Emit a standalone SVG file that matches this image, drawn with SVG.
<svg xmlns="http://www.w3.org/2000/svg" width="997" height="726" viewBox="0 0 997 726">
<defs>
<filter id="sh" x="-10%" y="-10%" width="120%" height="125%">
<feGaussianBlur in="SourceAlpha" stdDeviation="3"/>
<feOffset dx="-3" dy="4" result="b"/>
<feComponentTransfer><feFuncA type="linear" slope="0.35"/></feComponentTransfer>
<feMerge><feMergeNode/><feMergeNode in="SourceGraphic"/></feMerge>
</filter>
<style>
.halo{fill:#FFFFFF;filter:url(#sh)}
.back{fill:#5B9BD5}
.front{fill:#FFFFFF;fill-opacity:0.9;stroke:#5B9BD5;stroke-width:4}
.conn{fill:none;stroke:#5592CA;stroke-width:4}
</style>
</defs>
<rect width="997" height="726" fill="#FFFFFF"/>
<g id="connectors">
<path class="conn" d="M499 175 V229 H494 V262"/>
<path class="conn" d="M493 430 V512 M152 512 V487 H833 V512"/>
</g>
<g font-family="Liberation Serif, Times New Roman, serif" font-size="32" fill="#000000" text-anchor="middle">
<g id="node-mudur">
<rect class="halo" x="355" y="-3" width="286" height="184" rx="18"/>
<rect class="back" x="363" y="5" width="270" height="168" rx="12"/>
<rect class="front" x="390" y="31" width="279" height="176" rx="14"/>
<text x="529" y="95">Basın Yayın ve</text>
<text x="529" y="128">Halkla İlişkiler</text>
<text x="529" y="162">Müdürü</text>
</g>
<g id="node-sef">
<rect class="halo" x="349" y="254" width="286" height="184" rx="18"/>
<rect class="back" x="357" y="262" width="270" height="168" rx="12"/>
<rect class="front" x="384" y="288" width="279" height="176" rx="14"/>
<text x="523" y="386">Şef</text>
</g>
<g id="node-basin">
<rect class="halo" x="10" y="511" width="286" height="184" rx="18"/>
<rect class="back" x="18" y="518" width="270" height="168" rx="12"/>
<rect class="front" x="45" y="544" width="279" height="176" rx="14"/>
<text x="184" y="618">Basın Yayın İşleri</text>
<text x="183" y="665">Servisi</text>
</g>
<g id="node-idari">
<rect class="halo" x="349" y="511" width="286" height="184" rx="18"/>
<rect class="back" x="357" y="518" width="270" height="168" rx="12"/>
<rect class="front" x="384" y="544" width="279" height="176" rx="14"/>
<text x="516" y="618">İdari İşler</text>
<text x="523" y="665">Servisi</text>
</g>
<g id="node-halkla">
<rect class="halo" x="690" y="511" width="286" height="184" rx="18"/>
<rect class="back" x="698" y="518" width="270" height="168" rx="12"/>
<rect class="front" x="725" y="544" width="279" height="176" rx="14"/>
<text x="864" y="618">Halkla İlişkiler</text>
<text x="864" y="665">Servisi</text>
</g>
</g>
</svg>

▶ **WHAT THIS TASK INVOLVES**
Extract the full listing above without alteration.

▶ **RIGHT ANSWER**
Emit a standalone SVG file that matches this image, drawn with SVG.
<svg xmlns="http://www.w3.org/2000/svg" width="997" height="726" viewBox="0 0 997 726">
<defs>
<filter id="sh" x="-10%" y="-10%" width="120%" height="125%">
<feGaussianBlur in="SourceAlpha" stdDeviation="3"/>
<feOffset dx="-3" dy="4" result="b"/>
<feComponentTransfer><feFuncA type="linear" slope="0.35"/></feComponentTransfer>
<feMerge><feMergeNode/><feMergeNode in="SourceGraphic"/></feMerge>
</filter>
<style>
.halo{fill:#FFFFFF;filter:url(#sh)}
.back{fill:#5B9BD5}
.front{fill:#FFFFFF;fill-opacity:0.9;stroke:#5B9BD5;stroke-width:4}
.conn{fill:none;stroke:#5592CA;stroke-width:4}
</style>
</defs>
<rect width="997" height="726" fill="#FFFFFF"/>
<g id="connectors">
<path class="conn" d="M499 175 V229 H494 V262"/>
<path class="conn" d="M493 430 V512 M152 512 V487 H833 V512"/>
</g>
<g font-family="Liberation Serif, Times New Roman, serif" font-size="32" fill="#000000" text-anchor="middle">
<g id="node-mudur">
<rect class="halo" x="355" y="-3" width="286" height="184" rx="18"/>
<rect class="back" x="363" y="5" width="270" height="168" rx="12"/>
<rect class="front" x="390" y="31" width="279" height="176" rx="14"/>
<text x="529" y="95">Basın Yayın ve</text>
<text x="529" y="128">Halkla İlişkiler</text>
<text x="529" y="162">Müdürü</text>
</g>
<g id="node-sef">
<rect class="halo" x="349" y="254" width="286" height="184" rx="18"/>
<rect class="back" x="357" y="262" width="270" height="168" rx="12"/>
<rect class="front" x="384" y="288" width="279" height="176" rx="14"/>
<text x="523" y="386">Şef</text>
</g>
<g id="node-basin">
<rect class="halo" x="10" y="511" width="286" height="184" rx="18"/>
<rect class="back" x="18" y="518" width="270" height="168" rx="12"/>
<rect class="front" x="45" y="544" width="279" height="176" rx="14"/>
<text x="184" y="618">Basın Yayın İşleri</text>
<text x="183" y="665">Servisi</text>
</g>
<g id="node-idari">
<rect class="halo" x="349" y="511" width="286" height="184" rx="18"/>
<rect class="back" x="357" y="518" width="270" height="168" rx="12"/>
<rect class="front" x="384" y="544" width="279" height="176" rx="14"/>
<text x="516" y="618">İdari İşler</text>
<text x="523" y="665">Servisi</text>
</g>
<g id="node-halkla">
<rect class="halo" x="690" y="511" width="286" height="184" rx="18"/>
<rect class="back" x="698" y="518" width="270" height="168" rx="12"/>
<rect class="front" x="725" y="544" width="279" height="176" rx="14"/>
<text x="864" y="618">Halkla İlişkiler</text>
<text x="864" y="665">Servisi</text>
</g>
</g>
</svg>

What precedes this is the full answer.